Beginning April 1, 2019 –
· CMB retailers will sell beer up to 6 percent alcohol by volume,
· Liquor retailers may sell all current beer, wine, and spirits products plus cereal malt beverage,
· Liquor retailers may sell other products up to 20% of gross sales,
· Liquor retailers may sell tobacco products and lottery tickets, except that the sale of tobacco products and lottery shall not be included in the 20% limitation,
· The Division of Alcoholic Beverage Control will enforce the law in both retail environments
· The Division of Alcoholic Beverage Control will issue an impact study ten years after implementation to report the market impact of the law change.

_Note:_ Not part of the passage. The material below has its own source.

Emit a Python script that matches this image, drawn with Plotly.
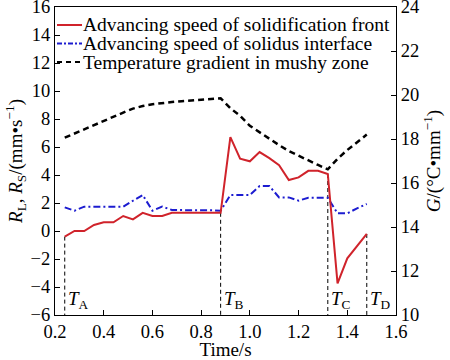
import plotly.graph_objects as go

# ---------------- data ----------------
time_s = [0.24, 0.28, 0.32, 0.36, 0.40, 0.44, 0.48, 0.52, 0.56, 0.60, 0.64, 0.68,
          0.72, 0.76, 0.80, 0.84, 0.88, 0.92, 0.96, 1.00, 1.04, 1.08, 1.12, 1.16,
          1.20, 1.24, 1.28, 1.32, 1.36, 1.40, 1.44, 1.48]
rl_front = [-0.40, 0.00, 0.00, 0.43, 0.62, 0.62, 1.07, 0.83, 1.30, 1.07, 1.07, 1.30,
            1.30, 1.30, 1.30, 1.30, 1.30, 6.70, 5.16, 4.98, 5.64, 5.20, 4.70, 3.64,
            3.83, 4.30, 4.30, 4.07, -3.74, -1.95, -1.05, -0.21]
rs_solidus = [1.69, 1.45, 1.74, 1.74, 1.74, 1.74, 1.74, 2.16, 2.57, 1.45, 1.74, 1.50,
              1.48, 1.48, 1.48, 1.48, 1.45, 2.57, 2.55, 2.57, 3.21, 3.21, 2.40, 2.40,
              2.17, 2.38, 2.38, 2.38, 1.26, 1.26, 1.62, 1.93]
g_mushy = [18.06, 18.25, 18.45, 18.65, 18.85, 19.02, 19.20, 19.38, 19.50, 19.58, 19.64, 19.68,
           19.72, 19.75, 19.78, 19.82, 19.85, 19.40, 19.05, 18.60, 18.30, 17.98, 17.72, 17.45,
           17.23, 17.02, 16.82, 16.62, 17.10, 17.50, 17.85, 18.20]

event_names = ["A", "B", "C", "D"]
event_times = [0.24, 0.88, 1.32, 1.48]

legend_labels = ["Advancing speed of solidification front",
                 "Advancing speed of solidus interface",
                 "Temperature gradient in mushy zone"]

x_ticks = [0.2, 0.4, 0.6, 0.8, 1.0, 1.2, 1.4, 1.6]
y_ticks = list(range(-6, 17, 2))
y2_ticks = list(range(10, 25, 2))

# ---------------- style ----------------
FONT = "Liberation Serif, Times New Roman, serif"
RED = "#d0232b"
BLUE = "#1c1cd0"
BLACK = "#000000"
W, H = 450, 360
ML, MR, MT, MB = 55, 54, 7, 45
PW, PH = W - ML - MR, H - MT - MB

fig = go.Figure()

# vertical event markers (from data)
rl_at = dict(zip(time_s, rl_front))
for name, t in zip(event_names, event_times):
    fig.add_trace(go.Scatter(x=[t, t], y=[rl_at[t], -6], mode="lines",
                             line=dict(color=BLACK, width=1, dash="4px,3px"),
                             showlegend=False, hoverinfo="skip"))
    fig.add_annotation(x=t, y=-4.95, xref="x", yref="y", xanchor="left", yanchor="middle",
                       xshift=1, showarrow=False,
                       text=f"<i>T</i><sub>{name}</sub>",
                       font=dict(family=FONT, size=19, color=BLACK))

fig.add_trace(go.Scatter(x=time_s, y=g_mushy, mode="lines", yaxis="y2",
                         line=dict(color=BLACK, width=2.5, dash="6px,4px"),
                         showlegend=False))
fig.add_trace(go.Scatter(x=time_s, y=rs_solidus, mode="lines",
                         line=dict(color=BLUE, width=2, dash="7px,3px,2px,3px"),
                         showlegend=False))
fig.add_trace(go.Scatter(x=time_s, y=rl_front, mode="lines",
                         line=dict(color=RED, width=2),
                         showlegend=False))

# manual legend (inside top-left of the frame)
leg_rows_px = [25, 43.5, 62]
leg_styles = [dict(color=RED, width=2), dict(color=BLUE, width=2, dash="5px,2px,2px,2px"),
              dict(color=BLACK, width=2, dash="5px,4px")]
def px_x(p):
    return (p - ML) / PW
def px_y(p):
    return (H - MB - p) / PH
for lab, ry, st in zip(legend_labels, leg_rows_px, leg_styles):
    fig.add_shape(type="line", xref="paper", yref="paper",
                  x0=px_x(57), x1=px_x(82), y0=px_y(ry), y1=px_y(ry), line=st)
    fig.add_annotation(x=px_x(81), y=px_y(ry), xref="paper", yref="paper",
                       xanchor="left", yanchor="middle", showarrow=False, text=lab,
                       font=dict(family=FONT, size=19.5, color=BLACK))

axis_common = dict(showline=True, linecolor=BLACK, linewidth=1.2, ticks="inside",
                   ticklen=5, tickcolor=BLACK, showgrid=False, zeroline=False,
                   automargin=False, ticklabeloverflow="allow",
                   tickfont=dict(family=FONT, size=18.5, color=BLACK))

fig.update_layout(
    width=W, height=H,
    margin=dict(l=ML, r=MR, t=MT, b=MB, autoexpand=False),
    paper_bgcolor="white", plot_bgcolor="white",
    font=dict(family=FONT, size=18, color=BLACK),
    xaxis=dict(range=[0.2, 1.6], tickvals=x_ticks, ticktext=[f"{v:.1f}" for v in x_ticks],
               mirror=True,
               title=dict(text="Time/s", font=dict(family=FONT, size=19, color=BLACK), standoff=0),
               **axis_common),
    yaxis=dict(range=[-6, 16], tickvals=y_ticks,
               title=dict(text="<i>R</i><sub>L</sub>, <i>R</i><sub>S</sub>/(mm•s<sup>−1</sup>)",
                          font=dict(family=FONT, size=19, color=BLACK), standoff=2),
               **axis_common),
    yaxis2=dict(range=[10, 24], tickvals=y2_ticks, overlaying="y", side="right",
                title=dict(text="<i>G</i>/(°C•mm<sup>−1</sup>)",
                           font=dict(family=FONT, size=19, color=BLACK), standoff=8),
                **axis_common),
)

fig.write_html("out.html", config={"displayModeBar": False},
               post_script="document.body.style.margin='0';document.body.style.overflow='hidden';")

· The Uncork proponents agree that ten years will be a reasonable time to measure the impact on the industry without further legislation to expand the locations where liquor products are sold,
· Statutes and regulations are modified to include application of trade practice, nondiscrimination and price rules to CMB and liquor licensees,
· CMB retailers will continue to be licensed by cities and counties, liquor stores will continue to be licensed by the state,
· Distributors may require minimum orders for delivery, as well as retaining current definitions for CMB and beer for purposes of their franchise agreements,
· Kansas will retain the separate retail licenses for the sale of stronger alcohol products v. limited alcohol beer.
Today and after April 2019, the Kansas independently owned retail liquor stores are the state regulated off premise retailer of higher alcohol beer and all wine and spirits products. It is imperative that Kansas retain this important role for our independently owned Kansas retail liquor stores for the sake of public safety and for our small businesses.
It is unfortunate that so many other states, including Oklahoma and Colorado, are moving away from this efficient and effective regulatory model.
We hope that legislators will fully understand the significance of this proposal and the tenuous agreement it represents.